PROBLEM: Reproduce, character for character, the lines below from the first through the one with "YAxis, ErrorBar, LabelList". Leave pictures out.

DATA ENTRIES:
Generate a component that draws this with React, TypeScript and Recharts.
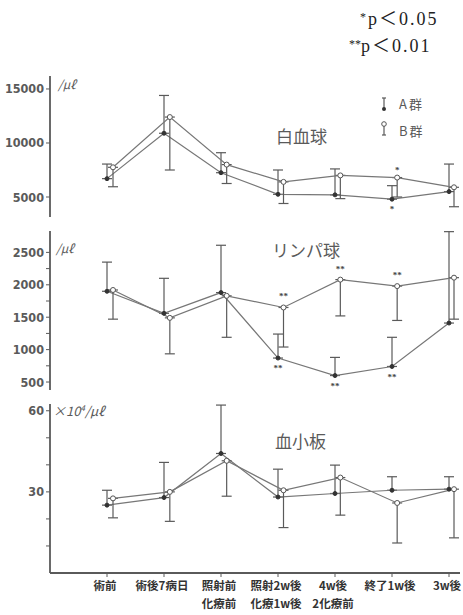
import React from 'react';
import { LineChart, Line, XAxis, YAxis, ErrorBar, LabelList } from 'recharts';

// 7 time points
const categories = ['術前', '術後7病日', '照射前\n化療前', '照射2w後\n化療1w後', '4w後\n2化療前', '終了1w後', '3w後'];

// 白血球 (/μl)
const wbcA = [6700, 10900, 7250, 5250, 5200, 4800, 5500];
const wbcAUpper = [8050, 14400, 9100, 7500, 7600, 6050, 8050];
const wbcB = [7750, 12400, 8000, 6400, 7000, 6800, 5900];
const wbcBLower = [5950, 7500, 6250, 4400, 4850, 5000, 4100];
const wbcASig = ['', '', '', '', '', '*', ''];
const wbcBSig = ['', '', '', '', '', '*', ''];
const wbcTicks = [5000, 10000, 15000];

// リンパ球 (/μl)
const lymA = [1900, 1560, 1880, 870, 600, 740, 1410];
const lymAUpper = [2350, 2100, 2610, 1240, 880, 1190, 2820];
const lymB = [1920, 1490, 1830, 1650, 2080, 1980, 2110];
const lymBLower = [1470, 935, 1190, 1040, 1520, 1450, 1470];
const lymASig = ['', '', '', '**', '**', '**', ''];
const lymBSig = ['', '', '', '**', '**', '**', ''];
const lymTicks = [500, 750, 1000, 1250, 1500, 1750, 2000, 2250, 2500];
const lymLabeled = [500, 1000, 1500, 2000, 2500];

// 血小板 (×10^4/μl)
const pltA = [25.1, 27.9, 44.2, 28.1, 29.4, 30.6, 31];
const pltAUpper = [30.6, 40.9, 62.1, 38.4, 39.9, 35.6, 35.6];
const pltB = [27.6, 30, 41.5, 30.6, 35.3, 25.9, 31];
const pltBLower = [20.4, 19.1, 28.4, 16.8, 21.4, 11.1, 13];
const pltTicks = [10, 20, 30, 40, 50, 60];
const pltLabeled = [30, 60];

const buildRows = (a, aUp, b, bLow, aSig, bSig) =>
  categories.map((name, i) => ({
    name,
    a: a[i],
    b: b[i],
    aErr: [0, aUp[i] - a[i]],
    bErr: [b[i] - bLow[i], 0],
    aSig: aSig[i],
    bSig: bSig[i],
  }));

const wbcRows = buildRows(wbcA, wbcAUpper, wbcB, wbcBLower, wbcASig, wbcBSig);
const lymRows = buildRows(lymA, lymAUpper, lymB, lymBLower, lymASig, lymBSig);
const pltRows = buildRows(pltA, pltAUpper, pltB, pltBLower, categories.map(() => ''), categories.map(() => ''));

const grey = '#5a5a5a';
const lineGrey = '#777';
const tickFont = '"DejaVu Sans Condensed", "DejaVu Sans", sans-serif';
const jpFont = '"Noto Sans CJK JP", sans-serif';
const serifFont = '"Liberation Serif", "Noto Sans CJK JP", serif';

const makeYTick = (labeled) => (props) => {
  const { x, y, payload } = props;
  if (!labeled.includes(payload.value)) return <g />;
  return (
    <text x={x} y={y} dy={4.5} textAnchor="end" fontSize={12.5} fontWeight="bold" fill={grey} fontFamily={tickFont}>
      {payload.value}
    </text>
  );
};

const XTick = (props) => {
  const { x, y, payload } = props;
  const lines = String(payload.value).split('\n');
  return (
    <text x={x - 2} y={y} textAnchor="middle" fontSize={11.5} fontWeight="bold" fill="#333" fontFamily={jpFont}>
      {lines.map((l, i) => (
        <tspan key={i} x={x - 2} dy={i === 0 ? 10.5 : 18}>{l}</tspan>
      ))}
    </text>
  );
};

const Panel = ({ rows, top, height, domain, ticks, labeled, showX, xHeight, sigOffsetTop, sigOffsetBottom }) => (
  <div style={{ position: 'absolute', left: 0, top }}>
    <LineChart width={463} height={height + (showX ? xHeight : 0)} data={rows} margin={{ top: 0, right: 3, bottom: 0, left: 0 }}>
      <XAxis
        xAxisId="a"
        dataKey="name"
        hide={!showX}
        height={xHeight}
        padding={{ left: 57, right: 11 }}
        axisLine={{ stroke: grey, strokeWidth: 1.8 }}
        tickLine={{ stroke: grey }}
        tickSize={4}
        interval={0}
        tick={<XTick />}
      />
      <XAxis xAxisId="b" dataKey="name" hide padding={{ left: 63, right: 6 }} />
      <YAxis
        width={50}
        domain={domain}
        allowDataOverflow
        ticks={ticks}
        interval={0}
        tickSize={4}
        axisLine={{ stroke: grey, strokeWidth: 1.8 }}
        tickLine={{ stroke: grey }}
        tick={makeYTick(labeled)}
      />
      <Line
        xAxisId="a"
        dataKey="a"
        stroke={lineGrey}
        strokeWidth={1.2}
        dot={{ r: 2, fill: '#333', stroke: '#333', strokeWidth: 1 }}
        isAnimationActive={false}
      >
        <ErrorBar dataKey="aErr" direction="y" width={5} stroke={grey} strokeWidth={1.2} />
        <LabelList dataKey="aSig" position="bottom" offset={sigOffsetBottom} fontSize={9} fontWeight="bold" fill="#444" />
      </Line>
      <Line
        xAxisId="b"
        dataKey="b"
        stroke={lineGrey}
        strokeWidth={1.2}
        dot={{ r: 2.5, fill: '#fff', stroke: '#555', strokeWidth: 1 }}
        isAnimationActive={false}
      >
        <ErrorBar dataKey="bErr" direction="y" width={5} stroke={grey} strokeWidth={1.2} />
        <LabelList dataKey="bSig" position="top" offset={sigOffsetTop} fontSize={9} fontWeight="bold" fill="#444" />
      </Line>
    </LineChart>
  </div>
);

const textStyle = (left, top, size, extra = {}) => ({
  position: 'absolute',
  left,
  top,
  fontSize: size,
  color: grey,
  fontFamily: jpFont,
  lineHeight: 1,
  whiteSpace: 'nowrap',
  ...extra,
});

export default function App() {
  return (
    <div style={{ position: 'absolute', left: 0, top: 0, width: 463, height: 615, background: '#fff', overflow: 'hidden' }}>
      <div style={textStyle(360, 10, 18, { color: '#222', fontFamily: serifFont, letterSpacing: 2 })}>
        <span style={{ fontSize: 12, verticalAlign: 4 }}>*</span>p＜0.05
      </div>
      <div style={textStyle(349, 37, 18, { color: '#222', fontFamily: serifFont, letterSpacing: 2 })}>
        <span style={{ fontSize: 12, verticalAlign: 4, letterSpacing: 0 }}>**</span>p＜0.01
      </div>

      <Panel rows={wbcRows} top={76} height={141} domain={[3150, 16200]} ticks={wbcTicks} labeled={wbcTicks} showX={false} xHeight={0} sigOffsetTop={5} sigOffsetBottom={6} />
      <Panel rows={lymRows} top={231} height={159} domain={[377, 2830]} ticks={lymTicks} labeled={lymLabeled} showX={false} xHeight={0} sigOffsetTop={8} sigOffsetBottom={7} />
      <Panel rows={pltRows} top={404} height={169} domain={[0, 62.5]} ticks={pltTicks} labeled={pltLabeled} showX xHeight={42} sigOffsetTop={5} sigOffsetBottom={5} />

      {/* unit labels */}
      <div style={textStyle(58, 78, 12, { fontStyle: 'italic' })}>/μℓ</div>
      <div style={textStyle(56, 242, 12, { fontStyle: 'italic' })}>/μℓ</div>
      <div style={textStyle(53, 404, 13, { fontStyle: 'italic' })}>×10<sup style={{ fontSize: 8 }}>4</sup>/μℓ</div>

      {/* panel titles */}
      <div style={textStyle(276, 127, 17)}>白血球</div>
      <div style={textStyle(272, 241, 17)}>リンパ球</div>
      <div style={textStyle(275, 432, 17)}>血小板</div>

      {/* legend */}
      <svg style={{ position: 'absolute', left: 375, top: 92 }} width={20} height={48}>
        <line x1={9} y1={6} x2={9} y2={17} stroke={grey} strokeWidth={1.2} />
        <line x1={7} y1={6} x2={11} y2={6} stroke={grey} strokeWidth={1.2} />
        <circle cx={9} cy={17} r={2} fill="#333" />
        <circle cx={9} cy={32} r={2.3} fill="#fff" stroke="#555" strokeWidth={1} />
        <line x1={9} y1={34} x2={9} y2={43} stroke={grey} strokeWidth={1.2} />
        <line x1={7} y1={43} x2={11} y2={43} stroke={grey} strokeWidth={1.2} />
      </svg>
      <div style={textStyle(399, 97, 13, { letterSpacing: 2 })}>A群</div>
      <div style={textStyle(399, 124, 13, { letterSpacing: 2 })}>B群</div>
    </div>
  );
}
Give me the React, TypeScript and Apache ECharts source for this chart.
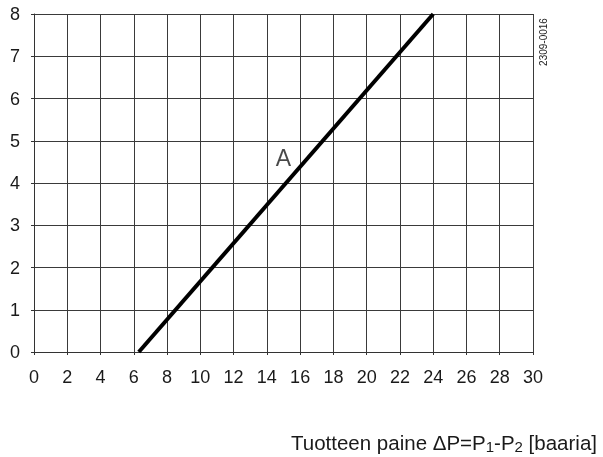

COMPLETED EXERCISE:
Generate a component that draws this with React, TypeScript and Recharts.
import React from 'react';
import { LineChart, Line, XAxis, YAxis, ErrorBar, LabelList } from 'recharts';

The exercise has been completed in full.